Если у Гапки чрез утайку и сбережения супружеских выдач на хозяйство заводятся свои деньги, она, сколько бы ни была расточительна по природе и образу жизни, бывает скупа и жадна на этот специальный капитал, как Плюшкин в юбке, и становится очень не прочь от тайного ростовщичества по мелочам, причем проценты дерет наивно-жестокие. [350]

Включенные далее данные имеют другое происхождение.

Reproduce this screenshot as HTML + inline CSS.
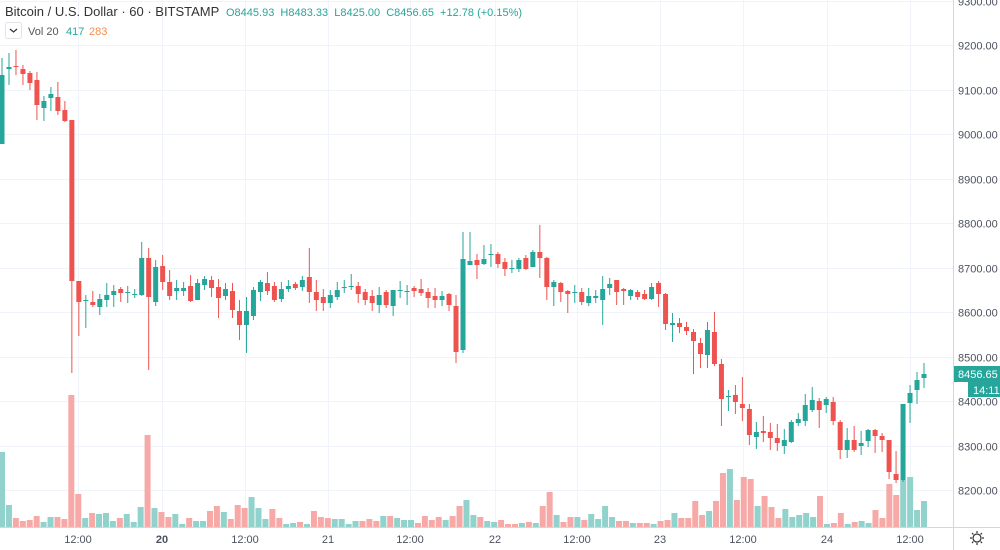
<!DOCTYPE html>
<html><head><meta charset="utf-8"><style>
html,body{margin:0;padding:0;background:#fff;}
#w{position:relative;width:1000px;height:550px;overflow:hidden;font-family:"Liberation Sans",sans-serif;}
svg{position:absolute;left:0;top:0;}
</style></head><body><div id="w">
<svg id="s" width="1000" height="550" xmlns="http://www.w3.org/2000/svg">
<g id="grid"></g><g id="vol"></g><g id="cand"></g>
<line x1="953.5" y1="0" x2="953.5" y2="550" stroke="#d6d6d6"/>
<line x1="0" y1="527.5" x2="1000" y2="527.5" stroke="#d6d6d6"/>
<g font-size="11" fill="#4c525e" id="plab"></g>
<g font-size="11" fill="#4c525e" text-anchor="middle">
<text x="78" y="543">12:00</text><text x="162" y="543" font-weight="bold">20</text>
<text x="245" y="543">12:00</text><text x="328" y="543">21</text>
<text x="410" y="543">12:00</text><text x="495" y="543">22</text>
<text x="577" y="543">12:00</text><text x="660" y="543">23</text>
<text x="743" y="543">12:00</text><text x="827" y="543">24</text>
<text x="910" y="543">12:00</text>
</g>
<rect x="954" y="366" width="46" height="16" fill="#26a69a"/>
<text x="958" y="378" font-size="11" fill="#fff">8456.65</text>
<rect x="968" y="382" width="32" height="15" fill="#26a69a"/>
<text x="973" y="394" font-size="11" fill="#fff">14:11</text>
<g transform="translate(977,538)" stroke="#333" fill="none" stroke-width="1.2">
<circle r="4"/><path d="M0-7V-5M0 5V7M-7 0H-5M5 0H7M-5-5L-3.6-3.6M3.6 3.6L5 5M-5 5L-3.6 3.6M3.6-3.6L5-5"/></g>
<text x="5" y="16" font-size="13" fill="#333">Bitcoin / U.S. Dollar · 60 · BITSTAMP</text>
<text x="226" y="16" font-size="11" fill="#26a69a">O8445.93 &#160;H8483.33 &#160;L8425.00 &#160;C8456.65 &#160;+12.78 (+0.15%)</text>
<rect x="5.5" y="22.5" width="16" height="16" fill="#fff" stroke="#e0e3eb" rx="2"/>
<path d="M10 29l3.5 3 3.5-3" stroke="#333" fill="none" stroke-width="1.2"/>
<text x="28" y="35" font-size="11" fill="#555">Vol 20</text>
<text x="66" y="35" font-size="11" fill="#26a69a">417</text>
<text x="89" y="35" font-size="11" fill="#f68d4a">283</text>
</svg>
</div>
<script>
const NS="http://www.w3.org/2000/svg";
function el(p,t,a){const e=document.createElementNS(NS,t);for(const k in a)e.setAttribute(k,a[k]);p.appendChild(e);return e;}
const g=document.getElementById('grid'),pl=document.getElementById('plab');
for(let i=0;i<=11;i++){const y=0.5+Math.round(45+(i-1)*44.5);if(y<527)el(g,'line',{x1:0,x2:953,y1:y,y2:y,stroke:'#f0f3fa'});
 const t=el(pl,'text',{x:958,y:y+4});t.textContent=(9300-i*100)+'.00';}
[78,162,245,328,410,495,577,660,743,827,910].forEach(x=>el(g,'line',{x1:x+.5,x2:x+.5,y1:0,y2:527,stroke:'#f0f3fa'}));
// candles: [top body y, bottom body y, wick top, wick bottom, color t/r]
const C=[
[75,144,58,144,'t'],[67,69,53,85,'t'],[66,67,50,75,'r'],[69,74,65,85,'r'],[73,83,71,90,'r'],[80,105,72,120,'r'],[101,108,96,121,'t'],[94,98,87,111,'t'],[97,111,82,115,'r'],[110,121,101,122,'r'],
[120,281,120,373,'r'],[281,302,281,336,'r'],[300,301,295,328,'t'],[302,305,291,307,'r'],[299,307,294,315,'t'],[295,300,283,307,'t'],[291,295,285,307,'t'],[289,293,287,302,'r'],[292,293,286,303,'t'],[294,295,289,298,'t'],
[258,295,242,296,'t'],[258,297,248,370,'r'],[267,302,260,306,'t'],[266,282,255,290,'r'],[282,296,270,300,'r'],[288,291,280,300,'t'],[288,291,282,296,'t'],[286,301,275,302,'r'],[283,300,279,300,'t'],[279,285,276,290,'t'],
[280,288,276,297,'r'],[287,298,279,318,'r'],[289,296,283,300,'t'],[291,310,283,318,'r'],[311,325,300,340,'r'],[311,325,297,353,'t'],[290,316,287,320,'t'],[282,292,280,301,'t'],[283,291,272,295,'r'],[286,300,282,302,'r'],
[289,299,282,302,'t'],[286,289,280,292,'t'],[284,288,282,290,'r'],[280,287,276,291,'t'],[277,292,248,303,'r'],[292,300,280,311,'r'],[297,303,289,311,'r'],[295,303,290,308,'t'],[290,297,282,300,'t'],[287,288,280,293,'t'],
[286,287,274,290,'t'],[286,294,282,303,'r'],[292,300,289,305,'r'],[296,303,290,311,'r'],[295,305,287,313,'t'],[292,305,290,308,'r'],[290,306,290,316,'t'],[290,291,281,298,'t'],[291,292,285,305,'t'],[288,291,286,297,'r'],
[289,293,279,296,'r'],[292,298,288,308,'r'],[296,300,288,308,'r'],[296,300,291,306,'t'],[294,305,293,311,'r'],[306,352,295,363,'r'],[259,350,232,353,'t'],[261,265,232,265,'t'],[260,265,254,279,'r'],[259,264,245,265,'t'],
[254,255,244,267,'t'],[254,264,252,268,'r'],[262,269,258,276,'r'],[268,269,260,273,'t'],[260,269,258,272,'t'],[258,269,255,270,'r'],[252,267,250,267,'t'],[252,258,225,278,'r'],[258,287,257,300,'r'],[282,287,280,306,'t'],
[283,292,282,302,'r'],[291,294,290,313,'r'],[292,293,285,303,'t'],[292,302,288,305,'r'],[296,303,288,306,'t'],[296,298,290,303,'t'],[289,300,276,325,'t'],[284,288,278,295,'t'],[280,292,280,305,'r'],[289,291,288,305,'r'],
[290,296,289,300,'t'],[292,297,290,300,'r'],[294,299,290,300,'r'],[287,299,283,300,'t'],[283,294,281,307,'r'],[294,324,293,330,'r'],[323,325,313,342,'t'],[323,327,318,333,'r'],[327,331,322,335,'r'],[332,341,329,374,'r'],
[343,354,338,368,'r'],[330,355,322,368,'t'],[332,364,312,366,'r'],[364,399,359,426,'r'],[396,397,390,411,'t'],[395,402,385,414,'r'],[404,408,377,421,'r'],[409,435,404,445,'r'],[432,437,422,449,'t'],[431,433,416,442,'r'],
[432,438,423,450,'r'],[438,443,424,451,'r'],[440,446,429,454,'t'],[422,442,420,443,'t'],[419,423,413,426,'t'],[405,421,394,426,'t'],[400,410,387,412,'t'],[401,410,398,428,'r'],[399,405,397,413,'t'],[402,421,397,425,'r'],
[422,450,420,459,'r'],[440,450,428,458,'t'],[440,450,426,452,'r'],[443,446,431,455,'t'],[430,441,429,447,'t'],[430,436,429,453,'r'],[436,440,433,452,'r'],[440,472,440,479,'r'],[474,480,451,483,'r'],[404,480,404,482,'t'],
[393,403,385,423,'t'],[380,390,372,404,'t'],[374,378,363,388,'t']];
const cg=document.getElementById('cand');const n=C.length;const st=922/(n-1);
C.forEach((c,i)=>{const x=924-(n-1-i)*st;const col=c[4]=='t'?'#26a69a':'#ef5350';
 el(cg,'line',{x1:x,x2:x,y1:c[2],y2:c[3],stroke:col,'stroke-width':1});
 el(cg,'rect',{x:x-2.5,y:c[0],width:5,height:Math.max(1,c[1]-c[0]),fill:col});});
const V=[[452,'t'],[505,'t'],[518,'r'],[521,'r'],[520,'r'],[516,'r'],[522,'t'],[517,'t'],[517,'r'],[519,'r'],[395,'r'],[494,'r'],[518,'t'],[513,'r'],[514,'t'],[513,'t'],[521,'t'],[518,'r'],[514,'t'],[522,'t'],
[507,'t'],[435,'r'],[508,'t'],[512,'r'],[517,'r'],[514,'t'],[524,'t'],[518,'r'],[521,'t'],[521,'t'],[511,'r'],[506,'r'],[512,'t'],[519,'r'],[505,'r'],[508,'r'],[497,'t'],[508,'t'],[519,'t'],[509,'r'],
[518,'r'],[524,'t'],[523,'t'],[522,'r'],[524,'t'],[511,'r'],[517,'r'],[518,'r'],[519,'t'],[519,'t'],[524,'t'],[521,'t'],[521,'r'],[519,'r'],[521,'r'],[516,'t'],[516,'r'],[518,'t'],[520,'t'],[520,'t'],
[523,'r'],[516,'r'],[520,'r'],[517,'r'],[520,'t'],[516,'r'],[506,'r'],[500,'t'],[515,'t'],[517,'r'],[521,'t'],[522,'t'],[520,'r'],[524,'r'],[524,'r'],[523,'t'],[522,'r'],[523,'t'],[506,'r'],[492,'r'],
[515,'t'],[522,'r'],[517,'r'],[517,'t'],[520,'r'],[514,'t'],[519,'t'],[506,'t'],[517,'t'],[521,'r'],[521,'r'],[523,'t'],[523,'r'],[523,'r'],[524,'t'],[521,'r'],[520,'r'],[513,'t'],[518,'r'],[518,'r'],
[501,'r'],[515,'r'],[511,'t'],[501,'r'],[473,'r'],[469,'t'],[500,'r'],[477,'r'],[479,'r'],[506,'t'],[496,'r'],[507,'r'],[518,'r'],[509,'t'],[517,'t'],[515,'t'],[513,'t'],[517,'t'],[496,'r'],[524,'t'],
[523,'r'],[513,'r'],[524,'t'],[522,'r'],[521,'t'],[523,'t'],[510,'r'],[518,'r'],[484,'r'],[495,'r'],[480,'t'],[477,'t'],[510,'t'],[501,'t']];
const vg=document.getElementById('vol');const m=V.length;const vs=922/(m-1);
V.forEach((v,i)=>{const x=924-(m-1-i)*vs;el(vg,'rect',{x:x-3,y:v[0],width:6,height:527-v[0],fill:v[1]=='t'?'#92d2cc':'#f7a9a7'});});
</script></body></html>
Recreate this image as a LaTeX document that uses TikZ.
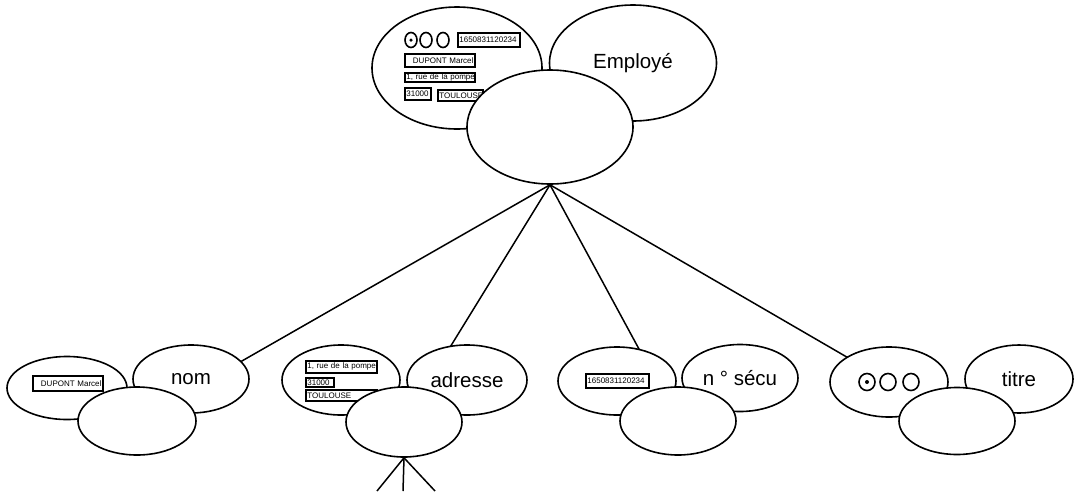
\documentclass[tikz,border=0pt]{standalone}
\usepackage{fontspec}
\setmainfont{Liberation Sans}
\usetikzlibrary{shapes.geometric, backgrounds}

\begin{document}
\begin{tikzpicture}[x=1pt, y=-1pt,
        blob/.style={ellipse, draw, line width=1.6pt, fill=white, inner sep=0pt},
        tag/.style={blob, font=\fontsize{20.5}{24}\selectfont},
        field/.style={rectangle, draw, line width=1.8pt, anchor=north west, inner xsep=1.5pt, inner ysep=0pt, align=left, font=\fontsize{8}{9}\selectfont},
        radio/.style={ellipse, draw, line width=1.6pt, inner sep=0pt, minimum width=12, minimum height=15},
        bigradio/.style={radio, minimum width=16, minimum height=17},
        dot/.style={circle, fill, inner sep=0pt, minimum size=4},
        line/.style={draw, line width=1.5pt}]

        \useasboundingbox (0,0) rectangle (1074,491);

        \node [blob, minimum width=170, minimum height=122] (empdata) at (457,68) {};
        \node [radio] (empr1) at (411,40) {};
        \node [dot, minimum size=3.5] (empdot) at (empr1) {};
        \node [radio] (empr2) at (426,40) {};
        \node [radio] (empr3) at (443,40) {};
        \node [field, text width=59, minimum height=14] (empsecu) at (457,32) {\mbox{1650831120234}};
        \node [field, text width=67, minimum height=13, align=right] (empnom) at (404,53) {\mbox{DUPONT Marcel}};
        \node [field, text width=67, minimum height=9] (emprue) at (404,72) {\mbox{1, rue de la pompe}};
        \node [field, text width=23, minimum height=12] (empcp) at (404,87) {\mbox{31000}};
        \node [field, text width=42, minimum height=11] (empville) at (437,89) {\mbox{TOULOUSE}};
        \node [tag, minimum width=167, minimum height=116] (emptag) at (633,63) {Employé};
        \node [blob, minimum width=166, minimum height=114] (root) at (550,127) {};

        \node [blob, minimum width=120, minimum height=63] (nomdata) at (67,388) {};
        \node [field, text width=67, minimum height=15, align=right] (nomfield) at (32,375) {\mbox{DUPONT Marcel}};
        \node [tag, minimum width=116, minimum height=68] (nomtag) at (191,379) {nom};
        \node [blob, minimum width=118, minimum height=68] (nomlink) at (137,421) {};

        \node [blob, minimum width=118, minimum height=70] (adrdata) at (341,380) {};
        \node [field, text width=68, minimum height=12] (adrrue) at (305,360) {\mbox{1, rue de la pompe}};
        \node [field, text width=25, minimum height=9] (adrcp) at (305,377) {\mbox{31000}};
        \node [field, text width=68, minimum height=11] (adrville) at (305,389) {\mbox{TOULOUSE}};
        \node [tag, minimum width=120, minimum height=70] (adrtag) at (467,380) {adresse};
        \node [blob, minimum width=116, minimum height=70] (adrlink) at (404,422) {};

        \node [blob, minimum width=118, minimum height=68] (secdata) at (617,381) {};
        \node [field, text width=60, minimum height=14] (secfield) at (585,373) {\mbox{1650831120234}};
        \node [tag, minimum width=116, minimum height=67] (sectag) at (740,378) {n ° sécu};
        \node [blob, minimum width=116, minimum height=68] (seclink) at (678,421) {};

        \node [blob, minimum width=118, minimum height=70] (titdata) at (889,382) {};
        \node [bigradio] (titr1) at (867,382) {};
        \node [dot] (titdot) at (titr1) {};
        \node [bigradio] (titr2) at (888,382) {};
        \node [bigradio] (titr3) at (911,382) {};
        \node [tag, minimum width=108, minimum height=68] (tittag) at (1019,379) {titre};
        \node [blob, minimum width=116, minimum height=67] (titlink) at (957,421) {};

        \coordinate (down1) at (377,491);
        \coordinate (down2) at (403,491);
        \coordinate (down3) at (435,491);

        \begin{scope}[on background layer]
            \path [line] (root.south) -- (nomlink);
            \path [line] (root.south) -- (adrlink);
            \path [line] (root.south) -- (seclink);
            \path [line] (root.south) -- (titlink);
        \end{scope}
        \path [line] (adrlink.south) -- (down1);
        \path [line] (adrlink.south) -- (down2);
        \path [line] (adrlink.south) -- (down3);
    \end{tikzpicture}
\end{document}
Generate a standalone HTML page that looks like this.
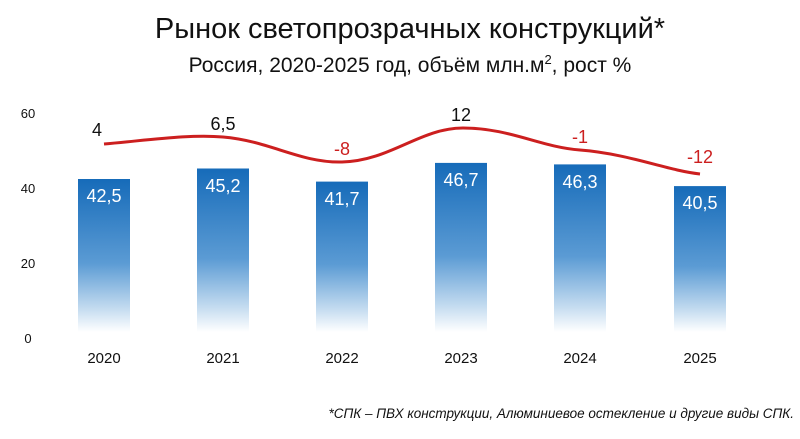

Некоторые из этих чаек днепровских долетают до столиц и удостаиваются со временем витать в кругах широких, среди чинов высоких. Вот — Гапкин муж директор департамента, вот Хиврин супруг — председатель правления всемогущего петербургского банка, вот Галечка — замужем за железнодорожным тузом, вот Маруся — хозяйка того самого рафинадного товарищества, в экономиях которого она двадцать пять лет тому назад полола бураки. Но надо отдать им справедливость: на какую бы высоту житейскую ни занесли Гапку капризы судьбы, как бы она ни испакостилась и ни оподлилась, делая карьеру, малороссийский демократический патриотизм никогда не вымирает в ней совершенно:

И юга родного


На ней сохранилась примета…



Хоть в Гельсингфорс, хоть в Лондон преуспевшую Гапку зашли, у нее в доме и там будут и борщ, и варенуха, и земляки с пид Хвастова и Канива, за которых она хлопочет, как за родных, и шевченковский вечер, на котором она, сняв с себя бремя лет, ореол превосходительства и суету миллионов, щеголяет в плахте, запаске, черевиках и веночке из барвиночка, [351] и рада до светлого утра петь украинские песни — то сумные до слез, то лихие — с визгом и плясом, не жалея каблука для гопака:

Щоб мои пидкивки


Брязчали,


Щоб мои вороги


Мовчали!



Из ста великорусских женщин среды дворянской, бюрократической, интеллигентски-разночинной, учащейся, — пожалуй, даже среднекупеческой, не говоря уже о высоких слоях коммерческой аристократии, — вряд ли выберется одна, знающая петь хоть десяток песен своего народа, звучащих по Волге, Оке, Каме. А любая малороссиянка — живой украинский песенник. Поэзия народа — как встретила Галку у колыбели, — так и поет с нею всю жизнь и песнью проводит ее в могилу.